The Hindu-Muslim communal divide in the Jammu region provides both motivation and space for communal and religious radicalisation and the space for cross border infiltration and mischief. It has direct bearing on the regional divide between Jammu and the Kashmir Valley, which in turn impacts international politics over J&K and heightens regional tension and insecurity. Rather than unifying, the political process divides people across communal lines.

9. Radicalisation among the youth post 2008 was ideological rather than emotive, but post 2016, it is a mix of the both. The pellet gun transformed the fire into an inferno. Burhan Wani’s photos were uploaded and circulated on social media day-today, hour-to- hour, as were images of pellet gun victims. The very visuals - of lacerated body parts, mostly eyes - transformed the medium, a la Marshal McLuhan, ‘into a message’.

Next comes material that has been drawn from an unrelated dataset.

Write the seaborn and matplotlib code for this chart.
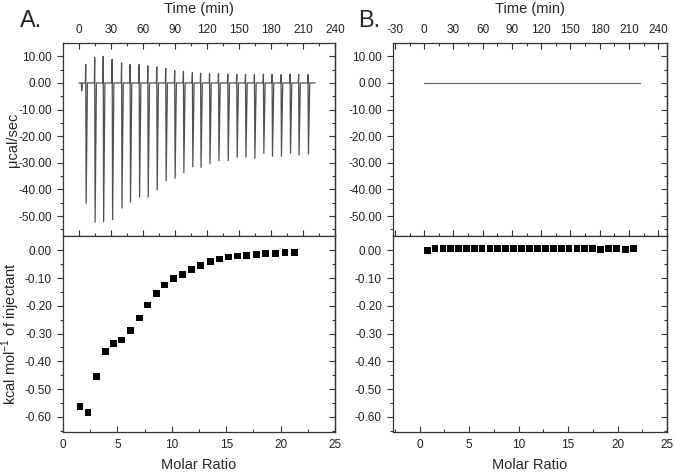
import numpy as np
import pandas as pd
import matplotlib.pyplot as plt
import seaborn as sns
from matplotlib.ticker import MultipleLocator, FormatStrFormatter

# panel A raw thermogram: injection times (min) and peak heights (ucal/sec)
inj_time = [6.3, 14.7, 22.7, 31.1, 39.9, 47.9, 56.4, 64.5, 72.9, 81.3, 89.7, 97.9, 106.3,
            114.0, 122.4, 130.8, 139.5, 147.9, 156.1, 164.5, 172.9, 181.0, 189.4, 197.9, 205.9, 214.7]
inj_up = [7.0, 9.5, 10.0, 8.9, 7.5, 6.9, 6.9, 6.4, 6.0, 5.4, 4.6, 4.4, 3.9,
          3.7, 3.5, 3.5, 3.3, 3.2, 3.2, 3.1, 3.3, 3.2, 3.1, 3.3, 3.2, 3.1]
inj_down = [-45.2, -52.3, -52.2, -51.4, -47.0, -44.9, -42.9, -42.9, -40.2, -36.8, -35.8, -33.7, -31.5,
            -31.7, -30.4, -29.2, -29.2, -27.9, -27.9, -28.2, -26.4, -27.5, -27.5, -26.4, -27.1, -26.7]
pre_time, pre_dip = 2.5, -3.0
run_start, run_end = 0.0, 221.5

# panel A integrated heats
a_ratio = [1.56, 2.30, 3.07, 3.87, 4.63, 5.40, 6.20, 7.00, 7.79, 8.56, 9.36, 10.15, 10.98,
           11.81, 12.67, 13.53, 14.36, 15.21, 16.04, 16.90, 17.79, 18.62, 19.51, 20.40, 21.26]
a_heat = [-0.562, -0.586, -0.454, -0.366, -0.336, -0.323, -0.288, -0.244, -0.197, -0.156,
          -0.125, -0.102, -0.086, -0.070, -0.053, -0.041, -0.031, -0.024, -0.020, -0.017,
          -0.014, -0.012, -0.012, -0.008, -0.008]

# panel B: flat thermogram and near-zero heats
b_time = [0.0, 221.5]
b_power = [0.0, 0.0]
b_ratio = [0.78, 1.55, 2.35, 3.10, 3.90, 4.70, 5.50, 6.30, 7.10, 7.90, 8.70, 9.50, 10.30, 11.10,
           11.90, 12.70, 13.50, 14.30, 15.10, 15.90, 16.70, 17.50, 18.30, 19.10, 19.90, 20.80, 21.60]
b_heat = [0.000, 0.006, 0.006, 0.006, 0.006, 0.006, 0.006, 0.006, 0.006, 0.006, 0.006, 0.006, 0.006,
          0.006, 0.006, 0.006, 0.006, 0.006, 0.006, 0.006, 0.006, 0.006, 0.003, 0.006, 0.006, 0.003, 0.006]

sns.set_style("ticks")
plt.rcParams['font.family'] = ['Liberation Sans', 'DejaVu Sans']
plt.rcParams['mathtext.fontset'] = 'custom'
plt.rcParams['mathtext.rm'] = 'Liberation Sans'
plt.rcParams['axes.unicode_minus'] = False

# build the trace path from the peaks
tt, pp = [run_start, pre_time - 0.3, pre_time, pre_time + 0.6], [0, 0, pre_dip, 0]
for t, u, d in zip(inj_time, inj_up, inj_down):
    tt += [t - 0.3, t, t + 0.4, t + 1.6]
    pp += [0, u, d, 0]
tt.append(run_end)
pp.append(0)
trace_a = pd.DataFrame({"time": tt, "power": pp})
trace_b = pd.DataFrame({"time": b_time, "power": b_power})
heat_a = pd.DataFrame({"ratio": a_ratio, "heat": a_heat})
heat_b = pd.DataFrame({"ratio": b_ratio, "heat": b_heat})

fig = plt.figure(figsize=(6.75, 4.74), dpi=100)
W, H = 675, 474


def box(x0, x1, y0, y1):
    return [x0 / W, 1 - y1 / H, (x1 - x0) / W, (y1 - y0) / H]


axA1 = fig.add_axes(box(63, 335, 43, 236))
axA2 = fig.add_axes(box(63, 335, 236, 432))
axB1 = fig.add_axes(box(393, 667, 43, 236))
axB2 = fig.add_axes(box(393, 667, 236, 432))

sns.lineplot(data=trace_a, x="time", y="power", ax=axA1, sort=False, estimator=None,
             color="#505050", lw=0.9)
sns.lineplot(data=trace_b, x="time", y="power", ax=axB1, sort=False, estimator=None,
             color="#606060", lw=0.8)
sns.scatterplot(data=heat_a, x="ratio", y="heat", ax=axA2, marker="s", s=24,
                color="black", edgecolor="none")
sns.scatterplot(data=heat_b, x="ratio", y="heat", ax=axB2, marker="s", s=24,
                color="black", edgecolor="none")

axA1.set_xlim(-15, 240)
axB1.set_xlim(-32, 249)
axA2.set_xlim(0, 25)
axB2.set_xlim(-2.7, 25)

for ax in (axA1, axB1):
    ax.set_ylim(-57.5, 15)
    ax.xaxis.set_major_locator(MultipleLocator(30))
    ax.xaxis.set_minor_locator(MultipleLocator(15))
    ax.yaxis.set_major_formatter(FormatStrFormatter('%.2f'))
    ax.xaxis.set_label_position('top')
    ax.set_xlabel("Time (min)", fontsize=10.5, labelpad=8)
    ax.tick_params(axis='x', which='both', direction='in', top=True, bottom=True,
                   labeltop=True, labelbottom=False)
    ax.tick_params(axis='x', which='major', pad=5)
    ax.set_yticks([10, 0, -10, -20, -30, -40, -50])
    ax.set_yticks(np.arange(-55, 15, 5), minor=True)

for ax in (axA2, axB2):
    ax.set_ylim(-0.655, 0.052)
    ax.xaxis.set_major_locator(MultipleLocator(5))
    ax.xaxis.set_minor_locator(MultipleLocator(2.5))
    ax.set_yticks([0, -0.1, -0.2, -0.3, -0.4, -0.5, -0.6])
    ax.set_yticks(np.arange(-0.65, 0.05, 0.05), minor=True)
    ax.yaxis.set_major_formatter(FormatStrFormatter('%.2f'))
    ax.set_xlabel("Molar Ratio", fontsize=10.5, labelpad=5)
    ax.tick_params(axis='x', which='both', direction='in', top=False, bottom=True)
    ax.tick_params(axis='x', which='major', pad=5)

for ax in (axA1, axA2, axB1, axB2):
    ax.set_ylabel("")
    ax.tick_params(axis='y', which='both', direction='out', left=True, right=False)
    ax.tick_params(which='major', length=4, width=0.8, labelsize=8.5, colors="#333333",
                   labelcolor="#222222")
    ax.tick_params(axis='y', which='major', pad=4)
    ax.tick_params(which='minor', length=2, width=0.8, colors="#333333")
    for s in ax.spines.values():
        s.set_visible(True)
        s.set_color("#333333")
        s.set_linewidth(0.9)
    sec = ax.secondary_yaxis('right')
    sec.set_yticks(ax.get_yticks())
    sec.set_yticks(ax.get_yticks(minor=True), minor=True)
    sec.tick_params(axis='y', which='both', direction='in', labelright=False, colors="#333333")
    sec.tick_params(which='major', length=4, width=0.8)
    sec.tick_params(which='minor', length=2, width=0.8)
    sec.spines['right'].set_color("#333333")
    sec.spines['right'].set_linewidth(0.9)

axA1.set_ylabel("μcal/sec", fontsize=10.5)
axA1.yaxis.set_label_coords(-0.158, 0.5)
axA2.set_ylabel("kcal mol$^{-1}$ of injectant", fontsize=10.5)
axA2.yaxis.set_label_coords(-0.15, 0.5)

fig.text(20 / W, 1 - 21 / H, "A.", fontsize=17, va="center", ha="left")
fig.text(358 / W, 1 - 21 / H, "B.", fontsize=17, va="center", ha="left")

fig.savefig("out.png", dpi=100)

Pellet gun proved to be a weapon with more unimagined powers and unplanned consequences than it is said to be employed for. The open space for independent, reasoned thinking and internal critique necessary for exploring ways out of the menace of radicalisation-extremism-militancy-terrorism that had emerged within the radical sections including among some ideologues and leaders stands in suspension.

10. Related to the above is the looming fear of a pan-Islamic movement finding grooves in Kashmir. The 2016 youth-on-the-street attacking security forces is an autonomous, leaderless force, ready to be exploited, armed and recruited by Pakistan based masters of terror. One way to retrieve them is to give them a reason to reinvest their trust in the leadership within Kashmir.

11. The Kashmiri youth stand leaderless. Though top Hurriyat leaders have come together, the scene is more of “one movement, many flags”. This glaring gap reflects in absence of introspection, internal critique, and internal freedom of voice and opinion that guarantees self-correction.

Hence, at each juncture, there is an incremental rise only in irresponsible violence and power to those who rule by it; and increased frustration among the youth. At the level of governance in the state, the situation is no different. There is a strange similarity between the dissimilar.